# NCF Recommender

A lot of recommender systems are build on some form of matrix factorization, but in the recent research what seems to be most popular is to do matrix factorization through some kind of neural network. This usually allows for the usual benefits of matrix factorization(scaling, complex user/item relationships, etc.) along with more line/nonlinear relationships.

Neural Collaborative Filtering (NCF) is one of the most popular algorithms in this area. We'll build a simple NCF on a movielens dataset, as is standard for most Product Recommendation Algorithms.

# Building Recommender Systems using Implicit Feedback

Originally, since product recommendation only really took off after the netflix prices, a lot of product recommendation algorithms are done using "explicit" (meaning 1-5 stars) feedback. That said, this is pretty rare in the real world. Most feedback is in truth, implicit (1 if liked or 0 otherwise) and thats the type of data we will use in this notebook

# Data Preprocessing

Before we start building and training our model, let's do some preprocessing to get the data in the required format.

In [None]:
import pandas as pd
import numpy as np
from tqdm.notebook import tqdm

import torch
import torch.nn as nn
from torch.utils.data import Dataset, DataLoader
import pytorch_lightning as pl

np.random.seed(123)

In [None]:
ratings = pd.read_csv('movielens-20m-dataset/rating.csv', 
                      parse_dates=['timestamp'])

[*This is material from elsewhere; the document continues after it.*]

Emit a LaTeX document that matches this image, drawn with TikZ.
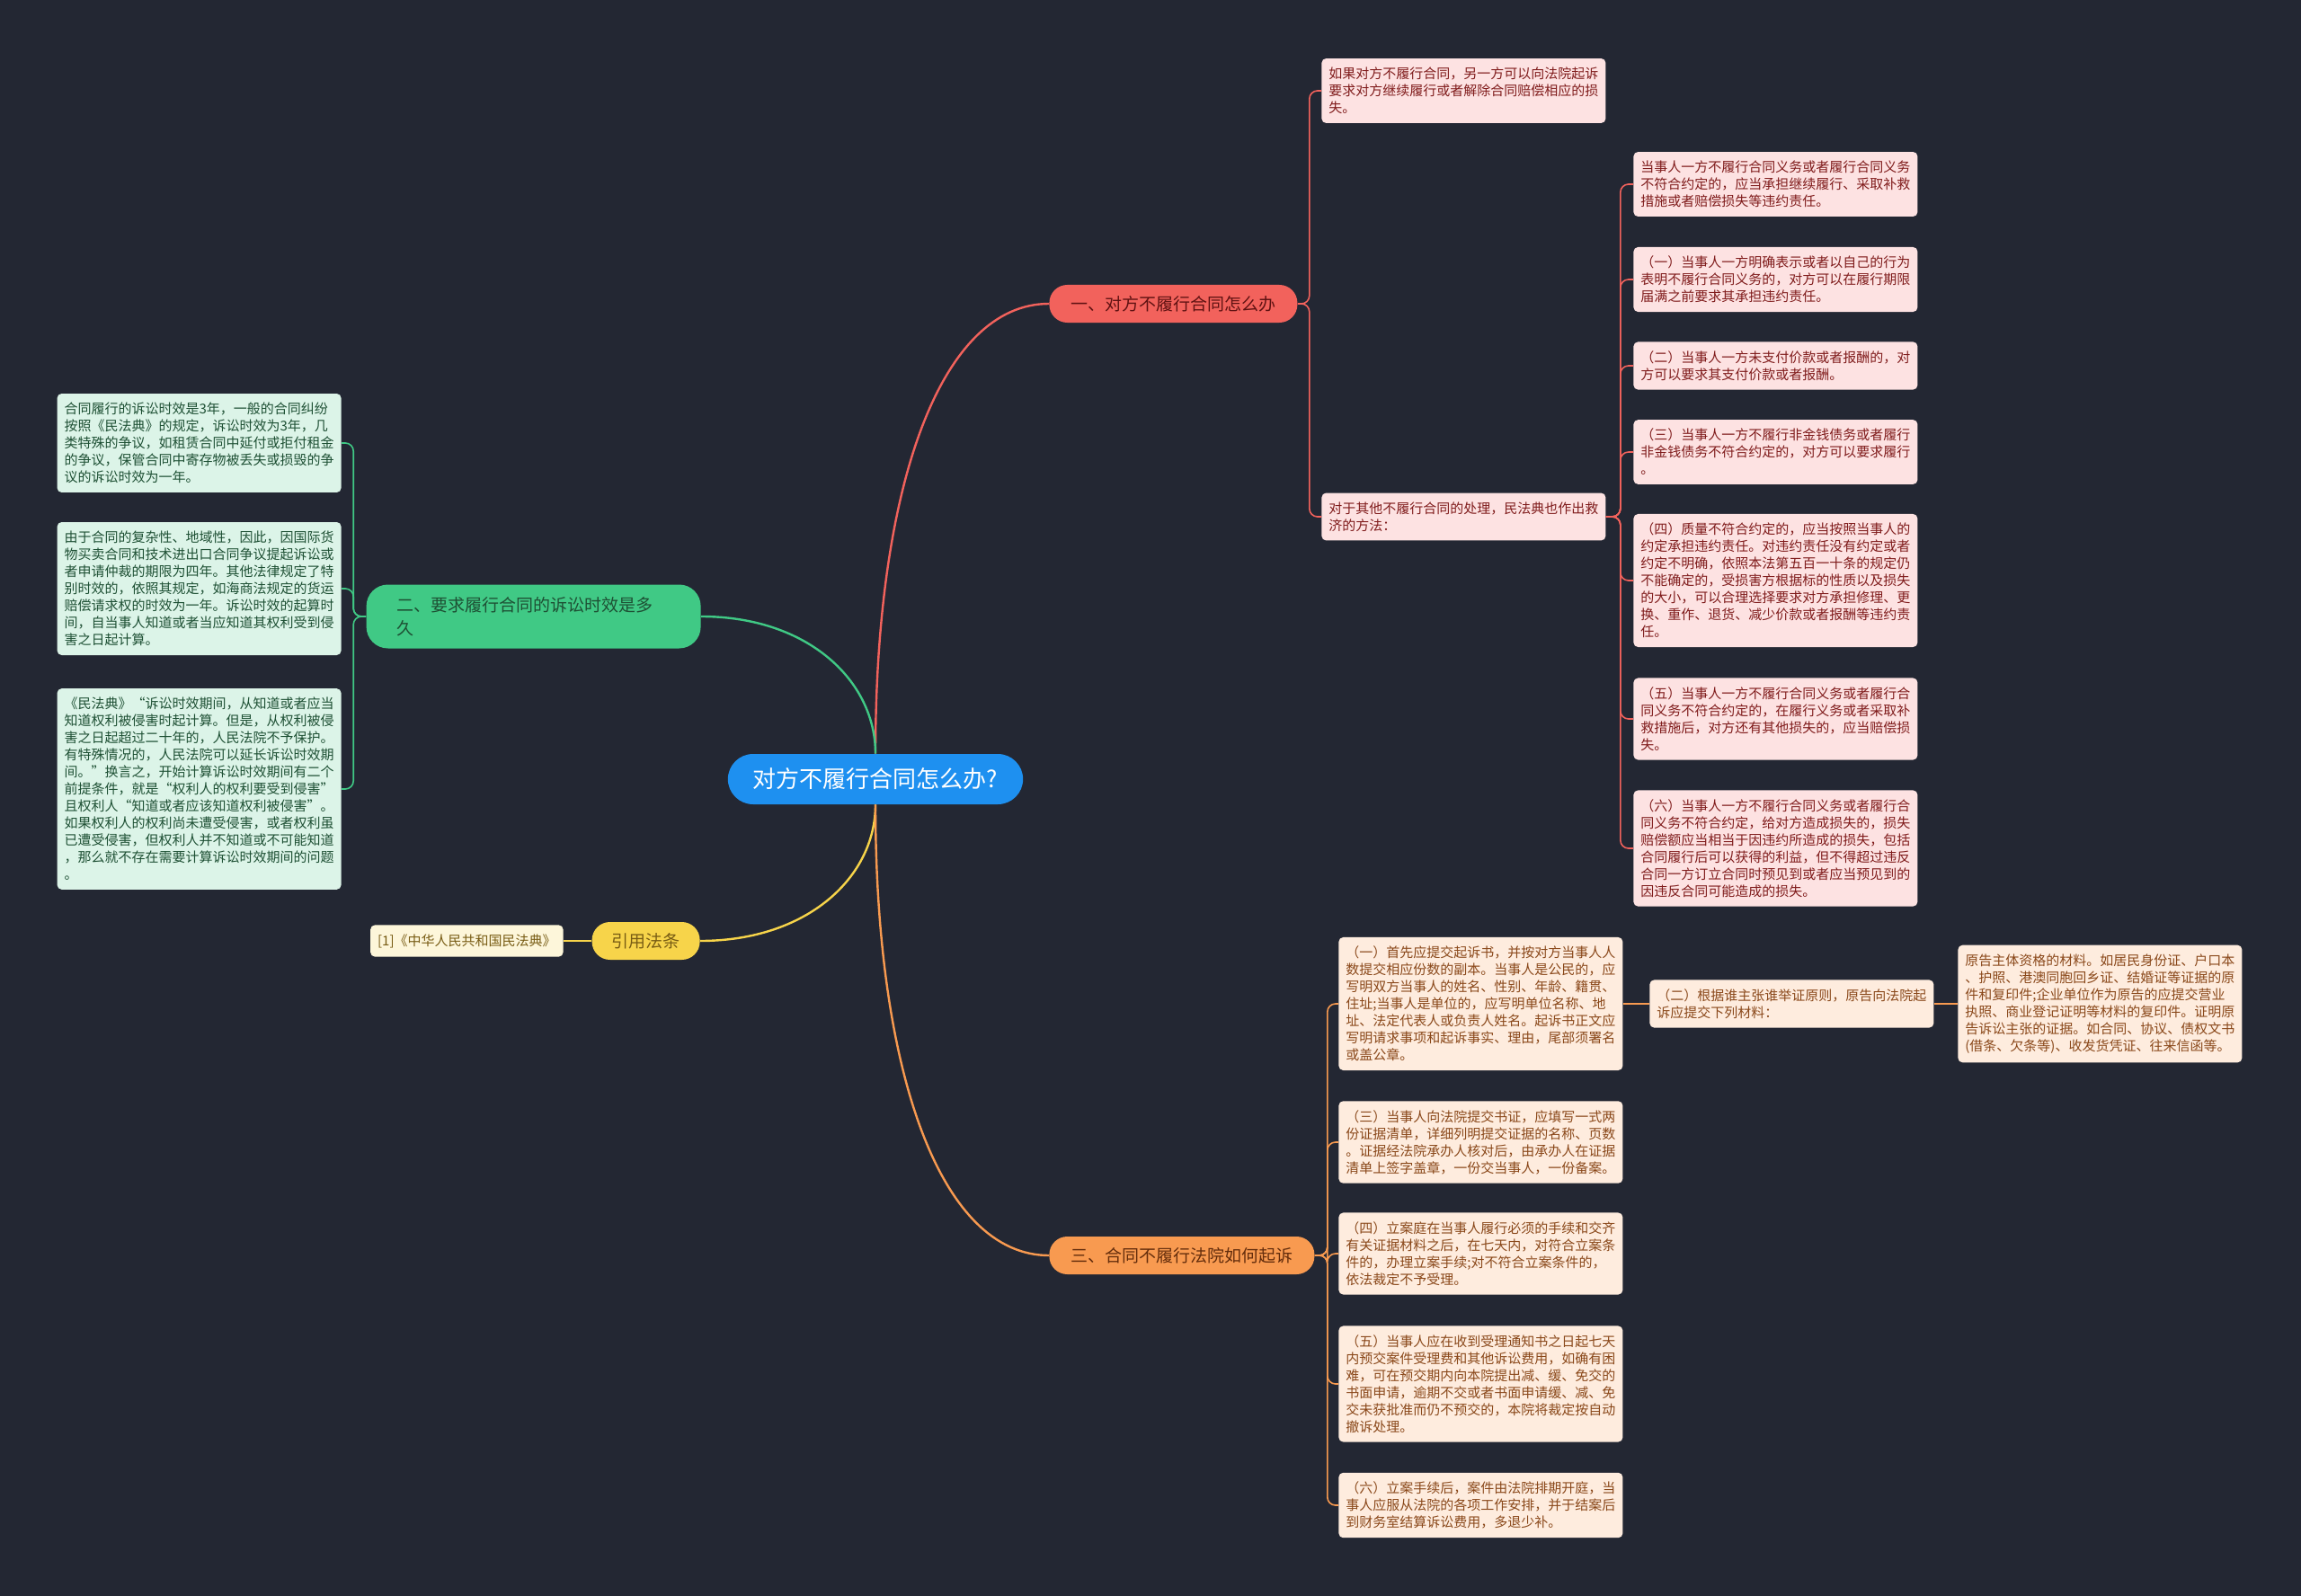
\documentclass[tikz,border=0pt]{standalone}
\usepackage{fontspec}
\newfontfamily\cjkfont{Noto Sans CJK SC}
\usetikzlibrary{positioning, calc}
\definecolor{BgColor}{RGB}{35,39,51}
\definecolor{RootColor}{RGB}{30,144,240}
\definecolor{RedMain}{RGB}{242,98,92}
\definecolor{RedLeaf}{RGB}{253,226,226}
\definecolor{RedText}{RGB}{128,28,28}
\definecolor{RedDark}{RGB}{95,18,18}
\definecolor{GreenMain}{RGB}{64,201,133}
\definecolor{GreenLeaf}{RGB}{220,244,232}
\definecolor{GreenText}{RGB}{30,80,52}
\definecolor{YellowMain}{RGB}{247,212,74}
\definecolor{YellowLeaf}{RGB}{253,246,218}
\definecolor{YellowText}{RGB}{120,92,20}
\definecolor{OrangeMain}{RGB}{248,154,80}
\definecolor{OrangeLeaf}{RGB}{254,236,222}
\definecolor{OrangeText}{RGB}{138,72,26}
\definecolor{OrangeDark}{RGB}{100,45,12}

\begin{document}
\begin{tikzpicture}[x=0.5pt,y=-0.5pt,
    leaf/.style={rounded corners=2.5pt, inner xsep=4pt, inner ysep=5pt, text width=150pt, align=left,
      font=\cjkfont\fontsize{7.5pt}{9.5pt}\selectfont},
    leafred/.style={leaf, fill=RedLeaf, text=RedText},
    leafgreen/.style={leaf, fill=GreenLeaf, text=GreenText},
    leaforange/.style={leaf, fill=OrangeLeaf, text=OrangeText},
    mainbox/.style={rounded corners=10pt, minimum height=21pt, inner xsep=12pt,
      font=\cjkfont\fontsize{9.5pt}{13pt}\selectfont},
    link/.style={line width=0.8pt, rounded corners=4.5pt},
    curve/.style={line width=1.2pt}]
  \fill[BgColor] (0,0) rectangle (2560,1776);
  \useasboundingbox (0,0) rectangle (2560,1776);

  % centre and main branches
  \node[fill=RootColor, text=white, rounded corners=14pt, minimum height=28pt, inner xsep=14pt,
    font=\cjkfont\fontsize{13pt}{16pt}\selectfont] (root) at (974,867) {对方不履行合同怎么办?};
  \node[mainbox, fill=RedMain, text=RedDark, anchor=west] (br1) at (1167,338) {一、对方不履行合同怎么办};
  \node[mainbox, fill=GreenMain, text=GreenText, anchor=east, rounded corners=12pt, text width=152pt,
    align=left, inner xsep=17pt, minimum height=35.5pt] (br2) at (780,686) {二、要求履行合同的诉讼时效是多\\久};
  \node[mainbox, fill=YellowMain, text=YellowText, anchor=east, inner xsep=11pt] (br3) at (779,1047) {引用法条};
  \node[mainbox, fill=OrangeMain, text=OrangeDark, anchor=west] (br4) at (1167,1397) {三、合同不履行法院如何起诉};

  \draw[curve, RedMain] (root.north) .. controls +(0,-300) and +(-120,0) .. (br1.west);
  \draw[curve, GreenMain] (root.north) .. controls +(0,-80) and +(120,0) .. (br2.east);
  \draw[curve, YellowMain] (root.south) .. controls +(0,80) and +(120,0) .. (br3.east);
  \draw[curve, OrangeMain] (root.south) .. controls +(0,300) and +(-120,0) .. (br4.west);

  % branch one
  \node[leafred, anchor=west] (r0) at (1470,101) {如果对方不履行合同，另一方可以向法院起诉\\要求对方继续履行或者解除合同赔偿相应的损\\失。};
  \node[leafred, anchor=west] (r1) at (1470,575) {对于其他不履行合同的处理，民法典也作出救\\济的方法：};
  \node[leafred, anchor=west] (c1) at (1817,205) {当事人一方不履行合同义务或者履行合同义务\\不符合约定的，应当承担继续履行、采取补救\\措施或者赔偿损失等违约责任。};
  \node[leafred, anchor=west] (c2) at (1817,311) {（一）当事人一方明确表示或者以自己的行为\\表明不履行合同义务的，对方可以在履行期限\\届满之前要求其承担违约责任。};
  \node[leafred, anchor=west] (c3) at (1817,407) {（二）当事人一方未支付价款或者报酬的，对\\方可以要求其支付价款或者报酬。};
  \node[leafred, anchor=west] (c4) at (1817,503) {（三）当事人一方不履行非金钱债务或者履行\\非金钱债务不符合约定的，对方可以要求履行\\。};
  \node[leafred, anchor=west] (c5) at (1817,646) {（四）质量不符合约定的，应当按照当事人的\\约定承担违约责任。对违约责任没有约定或者\\约定不明确，依照本法第五百一十条的规定仍\\不能确定的，受损害方根据标的性质以及损失\\的大小，可以合理选择要求对方承担修理、更\\换、重作、退货、减少价款或者报酬等违约责\\任。};
  \node[leafred, anchor=west] (c6) at (1817,800) {（五）当事人一方不履行合同义务或者履行合\\同义务不符合约定的，在履行义务或者采取补\\救措施后，对方还有其他损失的，应当赔偿损\\失。};
  \node[leafred, anchor=west] (c7) at (1817,944) {（六）当事人一方不履行合同义务或者履行合\\同义务不符合约定，给对方造成损失的，损失\\赔偿额应当相当于因违约所造成的损失，包括\\合同履行后可以获得的利益，但不得超过违反\\合同一方订立合同时预见到或者应当预见到的\\因违反合同可能造成的损失。};

  \coordinate (jr) at ($(br1.east)+(13,0)$);
  \foreach \n in {r0,r1}
    \draw[link, RedMain] (br1.east) -- (jr) |- (\n.west);
  \coordinate (jc) at ($(r1.east)+(16,0)$);
  \foreach \i in {1,...,7}
    \draw[link, RedMain] (r1.east) -- (jc) |- (c\i.west);

  % branch two
  \node[leafgreen, anchor=east] (g1) at (380,493) {合同履行的诉讼时效是3年，一般的合同纠纷\\按照《民法典》的规定，诉讼时效为3年，几\\类特殊的争议，如租赁合同中延付或拒付租金\\的争议，保管合同中寄存物被丢失或损毁的争\\议的诉讼时效为一年。};
  \node[leafgreen, anchor=east] (g2) at (380,655) {由于合同的复杂性、地域性，因此，因国际货\\物买卖合同和技术进出口合同争议提起诉讼或\\者申请仲裁的期限为四年。其他法律规定了特\\别时效的，依照其规定，如海商法规定的货运\\赔偿请求权的时效为一年。诉讼时效的起算时\\间，自当事人知道或者当应知道其权利受到侵\\害之日起计算。};
  \node[leafgreen, anchor=east] (g3) at (380,878) {《民法典》“诉讼时效期间，从知道或者应当\\知道权利被侵害时起计算。但是，从权利被侵\\害之日起超过二十年的，人民法院不予保护。\\有特殊情况的，人民法院可以延长诉讼时效期\\间。”换言之，开始计算诉讼时效期间有二个\\前提条件，就是“权利人的权利要受到侵害”\\且权利人“知道或者应该知道权利被侵害”。\\如果权利人的权利尚未遭受侵害，或者权利虽\\已遭受侵害，但权利人并不知道或不可能知道\\，那么就不存在需要计算诉讼时效期间的问题\\。};

  \coordinate (jg) at ($(br2.west)+(-14,0)$);
  \foreach \i in {1,2,3}
    \draw[link, GreenMain] (br2.west) -- (jg) |- (g\i.east);

  % citation
  \node[rounded corners=2.5pt, inner xsep=4pt, inner ysep=5pt, fill=YellowLeaf, text=YellowText,
    font=\cjkfont\fontsize{7.5pt}{9.5pt}\selectfont, anchor=east] (cite) at (627,1047) {[1]《中华人民共和国民法典》};
  \draw[link, YellowMain] (br3.west) -- (cite.east);

  % branch three
  \node[leaforange, anchor=west] (o1) at (1489,1117) {（一）首先应提交起诉书，并按对方当事人人\\数提交相应份数的副本。当事人是公民的，应\\写明双方当事人的姓名、性别、年龄、籍贯、\\住址;当事人是单位的，应写明单位名称、地\\址、法定代表人或负责人姓名。起诉书正文应\\写明请求事项和起诉事实、理由，尾部须署名\\或盖公章。};
  \node[leaforange, anchor=west] (o2) at (1489,1271) {（三）当事人向法院提交书证，应填写一式两\\份证据清单，详细列明提交证据的名称、页数\\。证据经法院承办人核对后，由承办人在证据\\清单上签字盖章，一份交当事人，一份备案。};
  \node[leaforange, anchor=west] (o3) at (1489,1395) {（四）立案庭在当事人履行必须的手续和交齐\\有关证据材料之后，在七天内，对符合立案条\\件的，办理立案手续;对不符合立案条件的，\\依法裁定不予受理。};
  \node[leaforange, anchor=west] (o4) at (1489,1540) {（五）当事人应在收到受理通知书之日起七天\\内预交案件受理费和其他诉讼费用，如确有困\\难，可在预交期内向本院提出减、缓、免交的\\书面申请，逾期不交或者书面申请缓、减、免\\交未获批准而仍不预交的，本院将裁定按自动\\撤诉处理。};
  \node[leaforange, anchor=west] (o5) at (1489,1675) {（六）立案手续后，案件由法院排期开庭，当\\事人应服从法院的各项工作安排，并于结案后\\到财务室结算诉讼费用，多退少补。};
  \node[leaforange, anchor=west] (p2) at (1835,1117) {（二）根据谁主张谁举证原则，原告向法院起\\诉应提交下列材料：};
  \node[leaforange, anchor=west] (p3) at (2178,1117) {原告主体资格的材料。如居民身份证、户口本\\、护照、港澳同胞回乡证、结婚证等证据的原\\件和复印件;企业单位作为原告的应提交营业\\执照、商业登记证明等材料的复印件。证明原\\告诉讼主张的证据。如合同、协议、债权文书\\(借条、欠条等)、收发货凭证、往来信函等。};

  \coordinate (jo) at ($(br4.east)+(14,0)$);
  \foreach \i in {1,...,5}
    \draw[link, OrangeMain] (br4.east) -- (jo) |- (o\i.west);
  \draw[link, OrangeMain] (o1.east) -- (p2.west);
  \draw[link, OrangeMain] (p2.east) -- (p3.west);
\end{tikzpicture}
\end{document}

Since this is being run on collaboratory, lets limit this to 30% of users.

In [None]:
rand_userIds = np.random.choice(ratings['userId'].unique(), 
                                size=int(len(ratings['userId'].unique())*0.3), 
                                replace=False)

ratings = ratings.loc[ratings['userId'].isin(rand_userIds)]

print('There are {} rows of data from {} users'.format(len(ratings), len(rand_userIds)))

In [None]:
ratings.sample(5)

Now 6,027,314  rows of data from 41,547 users

### Train-test split

A regular train test split wouldn't really make sense here since time is particularly relevant, so we're going to split this based on the timestamp with leave out 1 interaction. That last interaction is what we need to "predict" to be right. 

There's a lot more nuance to this in the real world, but this is good enough for a start.

![](https://i.imgur.com/oNJnLqU.png)
> **Movie posters from themoviedb.org ()**
> 





In [None]:
ratings['rank_latest'] = ratings.groupby(['userId'])['timestamp'] \
                                .rank(method='first', ascending=False)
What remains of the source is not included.